The first major3 work arrives with Hermann Grassmann's "Die Lineale Ausdehnungdlehre" (Theory of Linear Extensions) in 1844 (and the subsequent translations of the work as well as original work by Arthur Cayley); followed by Ludwig Shclafli (1814-1895) "Theorie der vier flachen...." (Theory of Continuous Manifolds, 1852 but not published until 1906), Riemann's 1854 speech (which was not published until 1867 and which appeared translated by William Kingdom Clifford in Nature in 1873, G.F. Rodwells "On Space of Four Dimensions" (Nature, May 1873), Dodgson/Carroll's Through the Looking Glass (1872) deep references, Zollner "On Space of Four Dimensions"
(April 1878 and subsequent publications, and who is referenced in Kandinsky's [difficult -to-me On the Spiritual in Art of 1912), W.I. Stringham (1847-1909) "Regular Figures in n-Dimensional Space" (American Journal of Mathematics, 1880), and E.A. Hamilton Gordon, "Fourth Dimension", April 1887, to name some of the major figures. And then of course comes Edwin Abbott's Flatland, a Romance of Many Dimensions, by a Square (1884) and Charles Howard Hinton, who published a number of different works beginning in 1880 ("What is the Fourth Dimension?", 1880 plus Scientific Romances 1884, and The Fourth Dimension, 1904) and lasting through the turn of the century. There is also H.G. Wells, whose The Time Machine began to appear in parts as early as 1894, though it did appear in the same issue of the Science Schools Journal as the Hamilton Gordon article, in April 1887, as the "Chronic Argonauts"). Wells' also approaches the fourth dimension in "The Plattner Story", in 1896 and The Invisible Man in 1897. Other literary contemporaries of Wells who used the fourth dimension in their work include Oscar Wilde ("The Canterville Ghost", 1891), George Macdonald (Lilith, 1895), and Joseph Conrad and Ford Maddox Hueffer The Inheritors, (1901)--the most convincing and scientific of all of these literary efforts though lies with Wells. From about this point on--from the time that Jouffret enters the scene in 1903--the fourth dimension has become part of the culture, and a popular culture at that...especially after the Cubists begin their assault on visual representation in about 1906.
The Jouffret books are beautiful, and very interesting--they would have been better served with a bibliography, which would have been very nice to have--that said, Jouffret does have a fair number of footnotes to earlier work, so it is not as though his work is without attribution. But it is a very interesting adventure. (Just a note--the fourth dimension and non-Euclidean geometries would get their first bibliography in D.M.Y. Sommerville's classic Bibliography of Non-Euclidean Geometry in 1911, which is a must-have for all of those interested in this topic...it is massively packed with all manner of obscuriana. It is not, unfortunately, annotated.)
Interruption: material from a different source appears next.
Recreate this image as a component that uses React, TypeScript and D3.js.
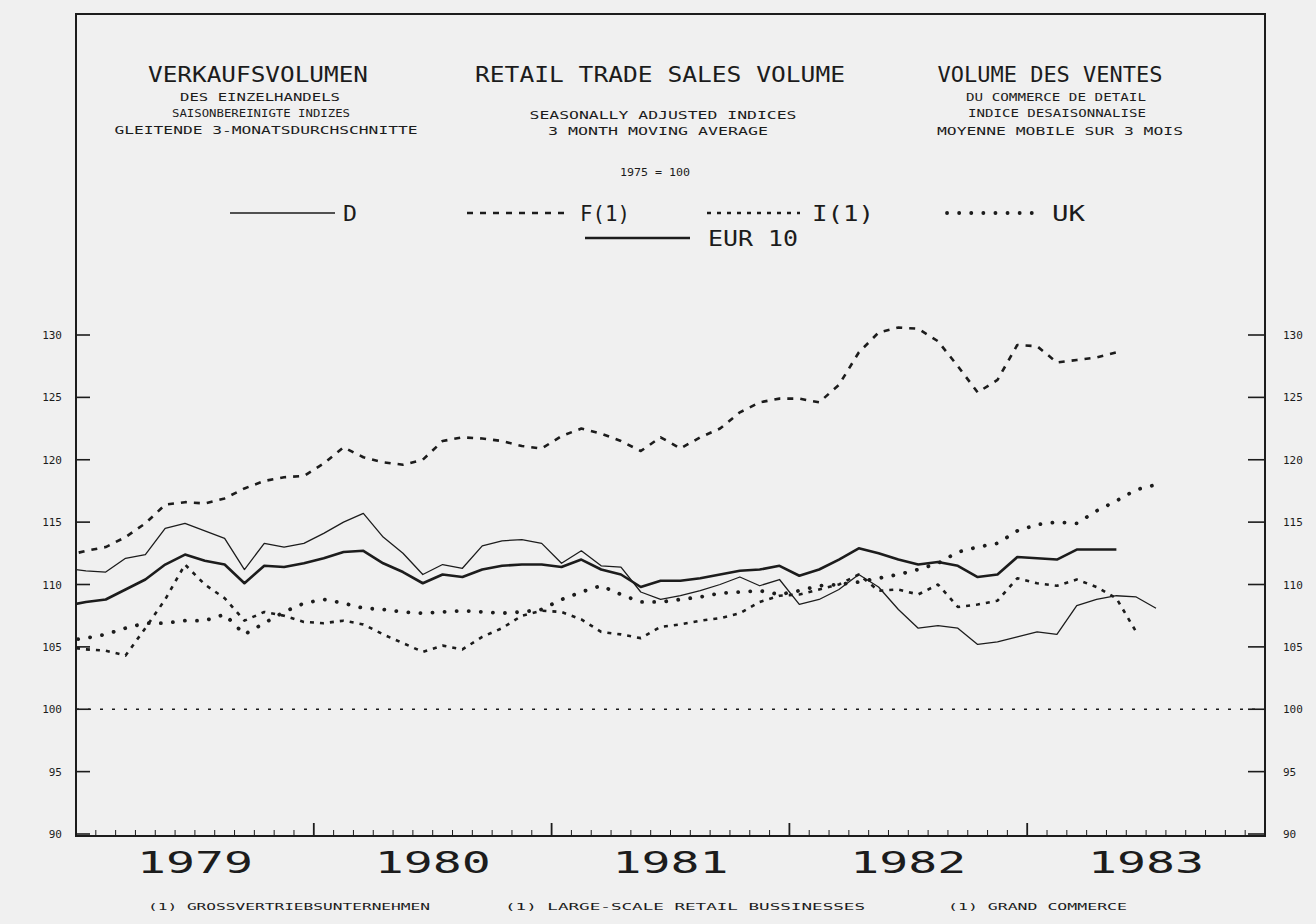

1. Jouffret, E. Traite Elementaire de Geometrie a Quartre Dimensions et Introduction a la Geometrie a n-Dimensions.
2. Jouffret. Melanges de Geometrie a Quatre Dimensions. Paris, Gauthier-Villars, 1906. 220pp.
3. Most of the data in this long and winding sentence has been culled from Linda Dalrymple Henderson's terrific The Fourth Dimension and Non-Euclidean Geometry in Modern Art, Princeton, 1983--most of my references come from the first 45 pages or so of her book, which is the Bible of all modern works on the fourth dimension/math/physics/art.